The mechanism for deadlock prevention is simple in TRAIN. Figure 7 shows why deadlock cannot happen in TRAIN. Since there exists no cycle in any tree, at least a shortcut link is required to form a channel dependency cycle. Suppose such a cycle exists and the shortcut link is part of the dependency cycle in the network. At node B, packets coming from node A will never cross the shortcut and go to node $D$. The reason for this is that when a packet is "going down" (away from the root) in the tree, the destination node must belong to the offspring of the current node (node B in this case). Hence the packet will never go to another tree branch. On the other hand, at node B , packets coming from node C can choose to cross the shortcut or go up to node A , depending on their destination. In the TRAIN scheme, a shortcut leading to a shorter route has a higher priority than the tree link toward the root. However, when the shortcut is blocked, the packet follows the tree link adaptively. Furthermore, for the packets arriving in node B from yet another shortcut, they can also adaptively choose to follow the tree link if the shortcut leading to node D is blocked. A shortcut link thus can never become part of a channel dependency cycle, and deadlock freedom is guaranteed. Note that if wormhole switching is used, deadlock may occur in a network with a routing scheme like TRAIN. The reason for this is that the header of a packet may have crossed the shortcut and then find that it is blocked ahead.

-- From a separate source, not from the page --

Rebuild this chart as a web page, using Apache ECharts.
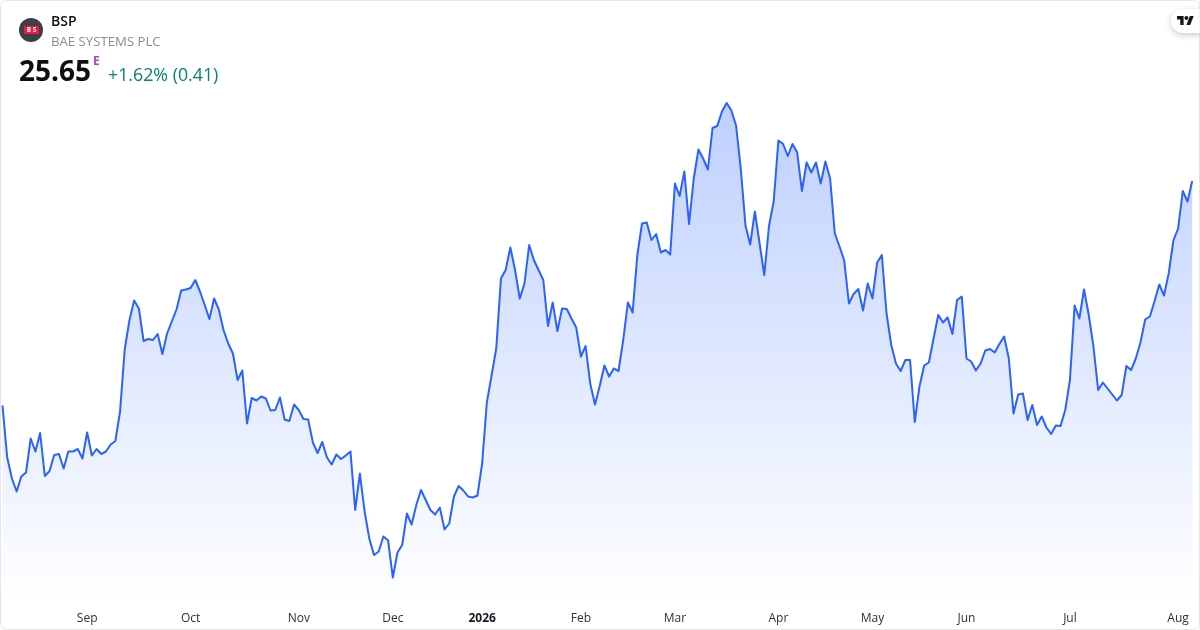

Figure 7: Deadlock prevention in TRAIN.

## 4. Performance Evaluation

In order to evaluate the effectiveness of the TRAIN scheme, we have analyzed the latency for an average packet in various network topologies. It is assumed that
the network is unloaded (empty), and packets do not experience any network contention along the route. Simulation for networks under different traffic loads has also been performed to evaluate TRAIN. We have implemented an event-driven simulator which can model different network topologies and network conditions. In this section, analysis and simulation results are reported and their implications are discussed.

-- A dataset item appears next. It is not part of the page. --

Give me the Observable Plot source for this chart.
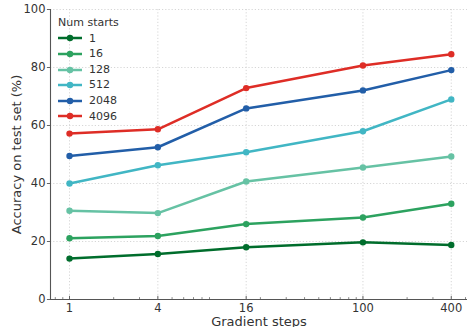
<!DOCTYPE html>
<html>
<head>
<meta charset="utf-8">
<script src="https://cdn.jsdelivr.net/npm/d3@7"></script>
<script src="https://cdn.jsdelivr.net/npm/@observablehq/plot@0.6"></script>
<style>
  html, body { margin: 0; padding: 0; background: #fff; }
  #wrap { position: relative; width: 468px; height: 327px; overflow: hidden; font-family: "DejaVu Sans", sans-serif; }
  #legend { position: absolute; left: 58px; top: 15px; font-size: 11px; color: #333; line-height: 15.6px; }
  #legend .row { display: flex; align-items: center; height: 15.6px; }
  #legend svg { margin-right: 7px; }
</style>
</head>
<body>
<div id="wrap"><div id="legend"></div></div>
<script>
const steps = [1, 4, 16, 100, 400];
const seriesNames = ["1", "16", "128", "512", "2048", "4096"];
const acc1    = [14.1, 15.7, 18.0, 19.7, 18.8];
const acc16   = [21.1, 21.9, 26.0, 28.3, 33.0];
const acc128  = [30.6, 29.8, 40.7, 45.5, 49.3];
const acc512  = [40.0, 46.3, 50.8, 58.0, 69.0];
const acc2048 = [49.5, 52.5, 65.9, 72.1, 79.1];
const acc4096 = [57.2, 58.7, 72.9, 80.7, 84.6];
const colors = ["#006d2c", "#2ca25f", "#66c2a4", "#41b6c4", "#225ea8", "#de2d26"];
const yTicks = [0, 20, 40, 60, 80, 100];
const minorTicks = [0.8, 0.9, 2, 3, 5, 6, 7, 8, 9, 20, 30, 40, 50, 60, 70, 80, 90, 200, 300, 500];
const xLabel = "Gradient steps";
const yLabel = "Accuracy on test set (%)";

const allSeries = [acc1, acc16, acc128, acc512, acc2048, acc4096];
const data = [];
allSeries.forEach((vals, i) => vals.forEach((v, j) => data.push({series: seriesNames[i], step: steps[j], acc: v})));

const xMin = 0.742;
const chart = Plot.plot({
  width: 468,
  height: 327,
  marginLeft: 50,
  marginRight: 1,
  marginTop: 9,
  marginBottom: 28,
  style: {fontFamily: "DejaVu Sans, sans-serif", fontSize: "11px", color: "#333", background: "#fff"},
  x: {type: "log", domain: [xMin, 516], axis: null},
  y: {domain: [0, 100], axis: null},
  color: {domain: seriesNames, range: colors},
  marks: [
    Plot.gridX(steps, {stroke: "#cccccc", strokeOpacity: 1, strokeDasharray: "1.2,2", strokeWidth: 0.8}),
    Plot.gridY(yTicks.filter(d => d > 0), {stroke: "#cccccc", strokeOpacity: 1, strokeDasharray: "1.2,2", strokeWidth: 0.8}),
    Plot.ruleY(yTicks, {y: d => d, x1: xMin / 1.05, x2: xMin, stroke: "#555", strokeWidth: 0.9}),
    Plot.text(yTicks, {y: d => d, text: d => String(d), frameAnchor: "left", textAnchor: "end", dx: -5, fill: "#333", fontSize: 11.5}),
    Plot.text(steps, {x: d => d, y: 0, text: d => String(d), dy: 8.5, lineAnchor: "middle", fill: "#333", fontSize: 11.5}),
    Plot.ruleX(steps, {x: d => d, y1: 0, y2: 1.1, stroke: "#555", strokeWidth: 0.9}),
    Plot.ruleX(minorTicks, {x: d => d, y1: 0, y2: 0.65, stroke: "#555", strokeWidth: 0.7}),
    Plot.ruleY([0], {stroke: "#555", strokeWidth: 1.1}),
    Plot.ruleX([xMin], {stroke: "#555", strokeWidth: 1.1}),
    Plot.line(data, {x: "step", y: "acc", z: "series", stroke: "series", strokeWidth: 2.5}),
    Plot.dot(data, {x: "step", y: "acc", fill: "series", r: 3.2}),
    Plot.text([xLabel], {frameAnchor: "bottom", textAnchor: "middle", lineAnchor: "middle", text: d => d, dy: 22.5, fill: "#333", fontSize: 13}),
    Plot.text([yLabel], {frameAnchor: "left", textAnchor: "middle", lineAnchor: "middle", text: d => d, rotate: -90, dx: -34, fill: "#333", fontSize: 13})
  ]
});
document.getElementById("wrap").prepend(chart);

const legend = document.getElementById("legend");
legend.innerHTML = `<div class="row">Num starts</div>` + seriesNames.map((n, i) =>
  `<div class="row"><svg width="24" height="10"><line x1="0" x2="24" y1="5" y2="5" stroke="${colors[i]}" stroke-width="2.5"/><circle cx="12" cy="5" r="3.2" fill="${colors[i]}"/></svg><span>${n}</span></div>`
).join("");
</script>
</body>
</html>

### 4.1. Latency Analysis for Unloaded Networks

We have analyzed the performance of the TRAIN scheme in terms of base network latency, which is the latency for a packet traversing an unloaded network. The TRAIN is compared with the Autonet routing, tree routing, and adaptive trail routing (ATR). The tree routing is a scheme that does not utilize any other links than the tree links. The shortest path routing scheme is also included to indicate the upper bound of the performance for routing in an unloaded network. The shortest path routing is an optimal scheme which always chooses the route with the shortest distance from the source node to the destination node. It is not a practical scheme without a routing table in the switch. Furthermore, it is not deadlock-free.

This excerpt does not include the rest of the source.